__THE REQUEST__. Return nothing but the lines from the one with "Output the LaTeX" through the one with "(0,230) -- (3,230);" in the data below, word for word and without pictures.

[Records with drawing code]
━━━━━━━━━━━━━━━━━━━━

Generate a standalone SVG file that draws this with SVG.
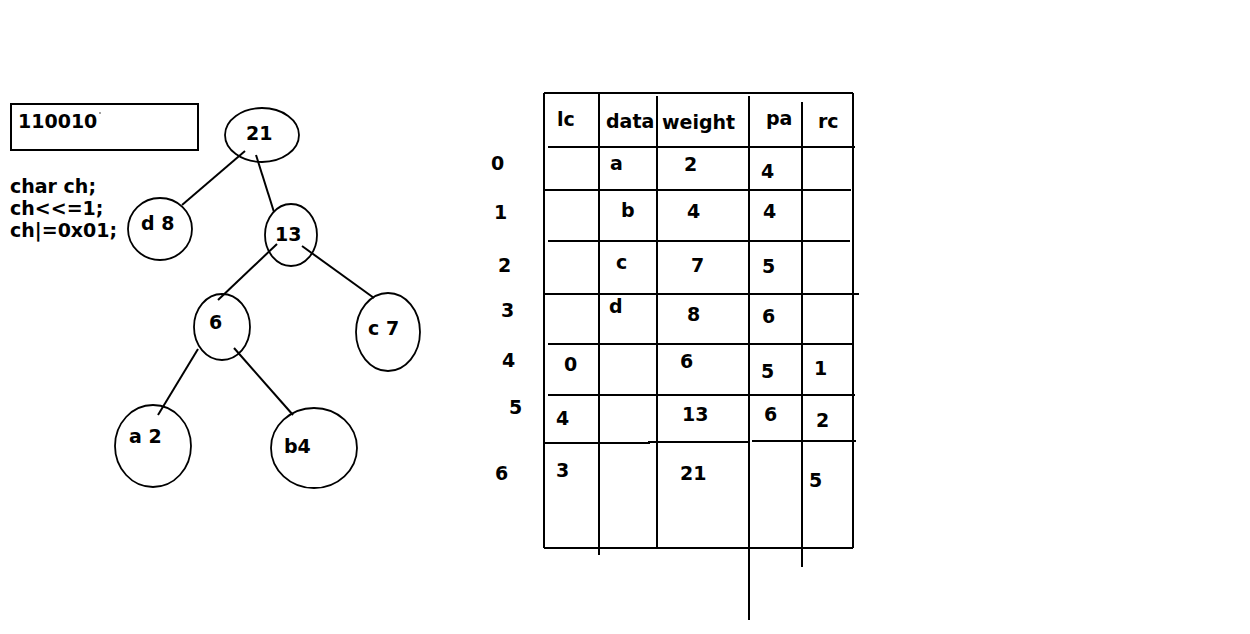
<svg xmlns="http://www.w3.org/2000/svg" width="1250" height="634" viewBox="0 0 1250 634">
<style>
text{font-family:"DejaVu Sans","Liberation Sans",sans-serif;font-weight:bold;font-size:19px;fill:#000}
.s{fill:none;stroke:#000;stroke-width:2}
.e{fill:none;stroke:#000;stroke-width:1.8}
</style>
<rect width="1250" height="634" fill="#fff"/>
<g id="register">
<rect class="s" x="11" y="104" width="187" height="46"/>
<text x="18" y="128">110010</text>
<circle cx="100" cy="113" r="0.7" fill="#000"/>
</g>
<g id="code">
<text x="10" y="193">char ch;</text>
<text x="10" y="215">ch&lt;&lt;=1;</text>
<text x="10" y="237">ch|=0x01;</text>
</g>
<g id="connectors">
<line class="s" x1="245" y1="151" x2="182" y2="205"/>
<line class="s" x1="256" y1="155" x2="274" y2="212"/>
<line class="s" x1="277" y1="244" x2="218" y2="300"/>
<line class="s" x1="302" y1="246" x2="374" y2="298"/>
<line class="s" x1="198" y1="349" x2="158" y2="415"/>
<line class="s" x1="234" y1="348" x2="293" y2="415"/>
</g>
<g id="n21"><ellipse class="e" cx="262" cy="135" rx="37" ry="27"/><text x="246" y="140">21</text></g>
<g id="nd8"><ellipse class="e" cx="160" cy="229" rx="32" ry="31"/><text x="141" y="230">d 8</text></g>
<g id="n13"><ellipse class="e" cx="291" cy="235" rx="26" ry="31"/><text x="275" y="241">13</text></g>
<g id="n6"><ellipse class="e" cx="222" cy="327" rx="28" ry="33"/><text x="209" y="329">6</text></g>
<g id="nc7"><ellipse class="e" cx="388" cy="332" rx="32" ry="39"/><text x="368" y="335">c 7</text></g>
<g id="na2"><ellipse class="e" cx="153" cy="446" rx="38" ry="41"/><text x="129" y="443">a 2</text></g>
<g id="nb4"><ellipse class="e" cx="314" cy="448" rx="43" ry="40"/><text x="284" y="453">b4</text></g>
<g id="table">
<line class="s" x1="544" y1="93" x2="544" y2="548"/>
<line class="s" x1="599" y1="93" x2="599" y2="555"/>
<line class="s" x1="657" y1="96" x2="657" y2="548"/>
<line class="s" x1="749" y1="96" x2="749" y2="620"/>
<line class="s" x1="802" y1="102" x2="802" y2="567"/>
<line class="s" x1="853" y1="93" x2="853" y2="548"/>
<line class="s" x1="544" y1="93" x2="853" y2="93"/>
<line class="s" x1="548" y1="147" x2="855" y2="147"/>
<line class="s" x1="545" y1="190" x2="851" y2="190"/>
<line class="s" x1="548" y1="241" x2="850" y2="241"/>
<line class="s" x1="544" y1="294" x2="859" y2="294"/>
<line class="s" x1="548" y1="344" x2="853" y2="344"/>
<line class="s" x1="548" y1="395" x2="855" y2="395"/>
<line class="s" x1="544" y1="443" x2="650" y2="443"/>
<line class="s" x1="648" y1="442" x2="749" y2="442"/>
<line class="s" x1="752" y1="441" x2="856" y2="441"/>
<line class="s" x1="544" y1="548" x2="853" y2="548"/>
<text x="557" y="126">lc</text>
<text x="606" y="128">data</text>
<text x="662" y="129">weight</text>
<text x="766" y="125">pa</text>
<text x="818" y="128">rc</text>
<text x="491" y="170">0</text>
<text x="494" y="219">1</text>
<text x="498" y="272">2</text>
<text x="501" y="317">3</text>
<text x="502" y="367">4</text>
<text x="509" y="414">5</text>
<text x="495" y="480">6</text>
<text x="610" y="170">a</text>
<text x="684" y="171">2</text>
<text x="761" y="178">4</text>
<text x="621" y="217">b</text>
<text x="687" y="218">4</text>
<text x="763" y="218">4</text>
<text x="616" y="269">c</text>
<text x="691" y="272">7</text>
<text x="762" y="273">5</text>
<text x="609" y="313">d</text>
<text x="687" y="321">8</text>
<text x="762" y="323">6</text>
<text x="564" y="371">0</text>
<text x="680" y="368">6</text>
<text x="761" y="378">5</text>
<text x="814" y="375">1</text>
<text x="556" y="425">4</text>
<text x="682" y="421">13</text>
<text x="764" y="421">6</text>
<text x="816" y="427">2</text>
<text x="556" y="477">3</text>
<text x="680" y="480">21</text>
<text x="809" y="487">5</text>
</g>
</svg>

━━━━━━━━━━━━━━━━━━━━

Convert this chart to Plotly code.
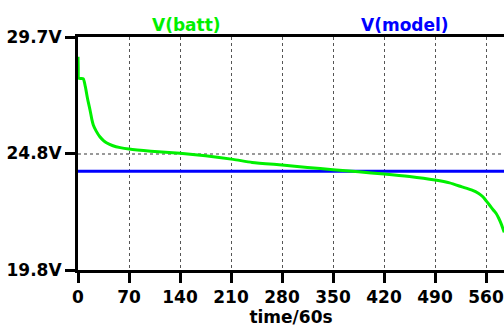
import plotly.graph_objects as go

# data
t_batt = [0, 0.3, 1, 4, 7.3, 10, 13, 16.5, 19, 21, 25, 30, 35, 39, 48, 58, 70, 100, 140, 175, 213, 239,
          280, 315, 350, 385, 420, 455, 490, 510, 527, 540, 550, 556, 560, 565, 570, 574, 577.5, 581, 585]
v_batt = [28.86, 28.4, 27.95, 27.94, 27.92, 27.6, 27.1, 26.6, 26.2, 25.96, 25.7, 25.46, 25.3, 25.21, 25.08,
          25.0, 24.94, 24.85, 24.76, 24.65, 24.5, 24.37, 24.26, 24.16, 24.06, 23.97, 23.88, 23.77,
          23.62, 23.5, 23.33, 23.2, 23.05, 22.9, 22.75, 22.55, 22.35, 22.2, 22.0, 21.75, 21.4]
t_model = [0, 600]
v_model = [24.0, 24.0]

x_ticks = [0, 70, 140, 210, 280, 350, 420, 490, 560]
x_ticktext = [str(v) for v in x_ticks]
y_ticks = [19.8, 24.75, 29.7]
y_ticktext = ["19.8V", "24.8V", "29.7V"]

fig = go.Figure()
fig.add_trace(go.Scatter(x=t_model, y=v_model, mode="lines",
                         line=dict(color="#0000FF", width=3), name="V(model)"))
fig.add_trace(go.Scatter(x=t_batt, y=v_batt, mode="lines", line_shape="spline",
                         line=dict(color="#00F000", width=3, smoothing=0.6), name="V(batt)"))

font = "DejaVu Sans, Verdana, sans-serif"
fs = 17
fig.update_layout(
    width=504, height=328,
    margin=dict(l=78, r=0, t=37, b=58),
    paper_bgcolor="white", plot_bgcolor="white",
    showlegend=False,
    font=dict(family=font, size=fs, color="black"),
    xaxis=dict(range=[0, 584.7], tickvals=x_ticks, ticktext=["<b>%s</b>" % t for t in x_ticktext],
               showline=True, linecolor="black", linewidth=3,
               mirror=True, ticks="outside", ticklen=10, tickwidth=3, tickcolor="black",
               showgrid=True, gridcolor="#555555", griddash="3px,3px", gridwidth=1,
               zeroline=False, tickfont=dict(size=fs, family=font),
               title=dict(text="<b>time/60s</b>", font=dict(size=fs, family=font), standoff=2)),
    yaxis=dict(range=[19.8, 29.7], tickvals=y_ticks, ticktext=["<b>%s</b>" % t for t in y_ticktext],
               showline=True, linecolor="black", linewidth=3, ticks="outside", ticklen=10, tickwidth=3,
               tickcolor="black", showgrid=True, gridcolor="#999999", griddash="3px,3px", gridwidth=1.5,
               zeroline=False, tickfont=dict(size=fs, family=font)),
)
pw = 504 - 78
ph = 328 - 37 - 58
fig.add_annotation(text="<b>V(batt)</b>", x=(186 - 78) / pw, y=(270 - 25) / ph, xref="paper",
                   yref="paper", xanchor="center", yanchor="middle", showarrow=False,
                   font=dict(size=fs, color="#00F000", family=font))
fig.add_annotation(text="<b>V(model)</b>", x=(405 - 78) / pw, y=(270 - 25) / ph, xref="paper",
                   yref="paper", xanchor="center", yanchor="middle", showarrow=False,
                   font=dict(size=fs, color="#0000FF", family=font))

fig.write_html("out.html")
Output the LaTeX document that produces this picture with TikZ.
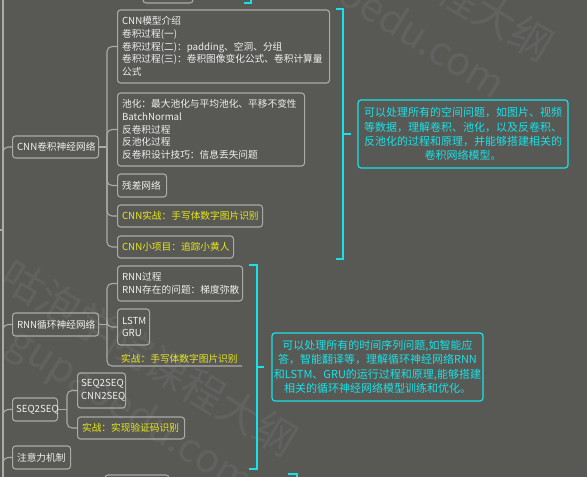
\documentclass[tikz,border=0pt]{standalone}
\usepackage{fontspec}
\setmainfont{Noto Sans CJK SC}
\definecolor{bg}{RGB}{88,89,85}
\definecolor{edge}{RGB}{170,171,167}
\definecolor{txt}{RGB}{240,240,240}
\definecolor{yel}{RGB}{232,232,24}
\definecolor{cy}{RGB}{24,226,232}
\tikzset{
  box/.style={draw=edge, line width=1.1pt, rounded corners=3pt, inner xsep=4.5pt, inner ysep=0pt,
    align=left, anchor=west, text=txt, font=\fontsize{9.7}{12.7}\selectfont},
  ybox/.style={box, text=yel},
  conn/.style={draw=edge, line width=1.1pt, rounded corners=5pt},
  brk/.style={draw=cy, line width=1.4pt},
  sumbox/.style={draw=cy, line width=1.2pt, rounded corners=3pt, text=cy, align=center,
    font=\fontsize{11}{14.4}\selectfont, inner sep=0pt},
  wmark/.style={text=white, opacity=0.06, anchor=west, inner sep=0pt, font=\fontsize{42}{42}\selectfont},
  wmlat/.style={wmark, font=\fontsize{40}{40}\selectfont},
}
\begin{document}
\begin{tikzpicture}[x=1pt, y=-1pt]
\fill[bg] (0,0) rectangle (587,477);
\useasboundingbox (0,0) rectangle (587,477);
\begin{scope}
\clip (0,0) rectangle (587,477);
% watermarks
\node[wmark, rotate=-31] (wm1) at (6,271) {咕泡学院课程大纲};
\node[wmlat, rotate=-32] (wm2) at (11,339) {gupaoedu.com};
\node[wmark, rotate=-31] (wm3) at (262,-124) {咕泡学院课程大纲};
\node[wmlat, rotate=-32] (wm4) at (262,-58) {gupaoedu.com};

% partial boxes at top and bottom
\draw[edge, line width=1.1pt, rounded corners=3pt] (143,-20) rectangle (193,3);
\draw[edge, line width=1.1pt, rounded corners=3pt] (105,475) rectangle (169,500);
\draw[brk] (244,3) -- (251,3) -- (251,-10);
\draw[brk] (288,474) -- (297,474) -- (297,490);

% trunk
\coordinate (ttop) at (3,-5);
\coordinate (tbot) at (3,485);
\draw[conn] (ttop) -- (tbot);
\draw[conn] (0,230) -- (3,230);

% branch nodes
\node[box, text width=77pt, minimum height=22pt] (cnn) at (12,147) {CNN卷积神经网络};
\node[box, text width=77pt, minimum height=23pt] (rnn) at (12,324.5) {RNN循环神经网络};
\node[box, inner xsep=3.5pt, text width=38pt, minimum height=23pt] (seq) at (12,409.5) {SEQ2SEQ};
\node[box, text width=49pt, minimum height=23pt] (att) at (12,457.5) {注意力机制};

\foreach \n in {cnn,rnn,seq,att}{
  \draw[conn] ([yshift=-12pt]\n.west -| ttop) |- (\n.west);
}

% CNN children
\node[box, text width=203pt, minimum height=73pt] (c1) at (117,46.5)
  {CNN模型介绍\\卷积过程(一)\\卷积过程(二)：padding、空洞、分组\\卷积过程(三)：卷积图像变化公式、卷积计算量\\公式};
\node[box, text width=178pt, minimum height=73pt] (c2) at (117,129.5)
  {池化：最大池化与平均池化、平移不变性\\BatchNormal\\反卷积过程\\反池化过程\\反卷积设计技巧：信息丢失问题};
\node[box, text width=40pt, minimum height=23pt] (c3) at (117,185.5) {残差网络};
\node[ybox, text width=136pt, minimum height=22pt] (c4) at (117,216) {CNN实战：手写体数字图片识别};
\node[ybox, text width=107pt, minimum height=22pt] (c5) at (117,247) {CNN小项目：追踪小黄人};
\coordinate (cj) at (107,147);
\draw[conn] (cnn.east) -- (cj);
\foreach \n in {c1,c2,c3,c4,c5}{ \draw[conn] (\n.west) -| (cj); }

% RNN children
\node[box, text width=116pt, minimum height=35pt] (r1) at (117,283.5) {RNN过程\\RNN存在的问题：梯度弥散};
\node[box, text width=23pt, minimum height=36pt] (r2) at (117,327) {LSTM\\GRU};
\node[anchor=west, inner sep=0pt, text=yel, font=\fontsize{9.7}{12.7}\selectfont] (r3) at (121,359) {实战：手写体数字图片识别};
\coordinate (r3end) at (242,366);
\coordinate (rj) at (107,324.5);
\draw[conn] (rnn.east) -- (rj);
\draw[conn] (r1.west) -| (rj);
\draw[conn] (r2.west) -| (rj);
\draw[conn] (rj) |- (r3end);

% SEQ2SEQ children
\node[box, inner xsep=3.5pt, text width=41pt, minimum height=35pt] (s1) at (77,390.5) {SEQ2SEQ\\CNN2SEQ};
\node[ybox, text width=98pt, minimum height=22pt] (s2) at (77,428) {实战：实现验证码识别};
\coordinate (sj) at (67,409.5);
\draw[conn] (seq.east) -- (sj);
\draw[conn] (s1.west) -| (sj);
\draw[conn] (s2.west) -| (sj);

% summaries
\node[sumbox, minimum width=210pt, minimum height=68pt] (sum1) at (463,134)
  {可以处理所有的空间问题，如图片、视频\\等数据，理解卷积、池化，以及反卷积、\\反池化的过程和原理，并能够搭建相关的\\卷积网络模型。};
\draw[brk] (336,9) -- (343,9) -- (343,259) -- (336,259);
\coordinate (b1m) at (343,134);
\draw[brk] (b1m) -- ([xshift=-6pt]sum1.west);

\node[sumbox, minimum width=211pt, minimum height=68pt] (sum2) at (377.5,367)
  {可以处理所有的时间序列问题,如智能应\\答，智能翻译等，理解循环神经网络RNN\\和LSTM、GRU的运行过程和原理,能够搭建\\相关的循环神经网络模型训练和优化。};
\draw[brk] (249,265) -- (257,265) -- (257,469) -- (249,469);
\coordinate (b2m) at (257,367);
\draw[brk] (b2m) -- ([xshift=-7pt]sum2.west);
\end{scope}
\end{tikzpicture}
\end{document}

━━━━━━━━━━━━━━━━━━━━

__TASK SOLUTION__.
Output the LaTeX document that produces this picture with TikZ.
\documentclass[tikz,border=0pt]{standalone}
\usepackage{fontspec}
\setmainfont{Noto Sans CJK SC}
\definecolor{bg}{RGB}{88,89,85}
\definecolor{edge}{RGB}{170,171,167}
\definecolor{txt}{RGB}{240,240,240}
\definecolor{yel}{RGB}{232,232,24}
\definecolor{cy}{RGB}{24,226,232}
\tikzset{
  box/.style={draw=edge, line width=1.1pt, rounded corners=3pt, inner xsep=4.5pt, inner ysep=0pt,
    align=left, anchor=west, text=txt, font=\fontsize{9.7}{12.7}\selectfont},
  ybox/.style={box, text=yel},
  conn/.style={draw=edge, line width=1.1pt, rounded corners=5pt},
  brk/.style={draw=cy, line width=1.4pt},
  sumbox/.style={draw=cy, line width=1.2pt, rounded corners=3pt, text=cy, align=center,
    font=\fontsize{11}{14.4}\selectfont, inner sep=0pt},
  wmark/.style={text=white, opacity=0.06, anchor=west, inner sep=0pt, font=\fontsize{42}{42}\selectfont},
  wmlat/.style={wmark, font=\fontsize{40}{40}\selectfont},
}
\begin{document}
\begin{tikzpicture}[x=1pt, y=-1pt]
\fill[bg] (0,0) rectangle (587,477);
\useasboundingbox (0,0) rectangle (587,477);
\begin{scope}
\clip (0,0) rectangle (587,477);
% watermarks
\node[wmark, rotate=-31] (wm1) at (6,271) {咕泡学院课程大纲};
\node[wmlat, rotate=-32] (wm2) at (11,339) {gupaoedu.com};
\node[wmark, rotate=-31] (wm3) at (262,-124) {咕泡学院课程大纲};
\node[wmlat, rotate=-32] (wm4) at (262,-58) {gupaoedu.com};

% partial boxes at top and bottom
\draw[edge, line width=1.1pt, rounded corners=3pt] (143,-20) rectangle (193,3);
\draw[edge, line width=1.1pt, rounded corners=3pt] (105,475) rectangle (169,500);
\draw[brk] (244,3) -- (251,3) -- (251,-10);
\draw[brk] (288,474) -- (297,474) -- (297,490);

% trunk
\coordinate (ttop) at (3,-5);
\coordinate (tbot) at (3,485);
\draw[conn] (ttop) -- (tbot);
\draw[conn] (0,230) -- (3,230);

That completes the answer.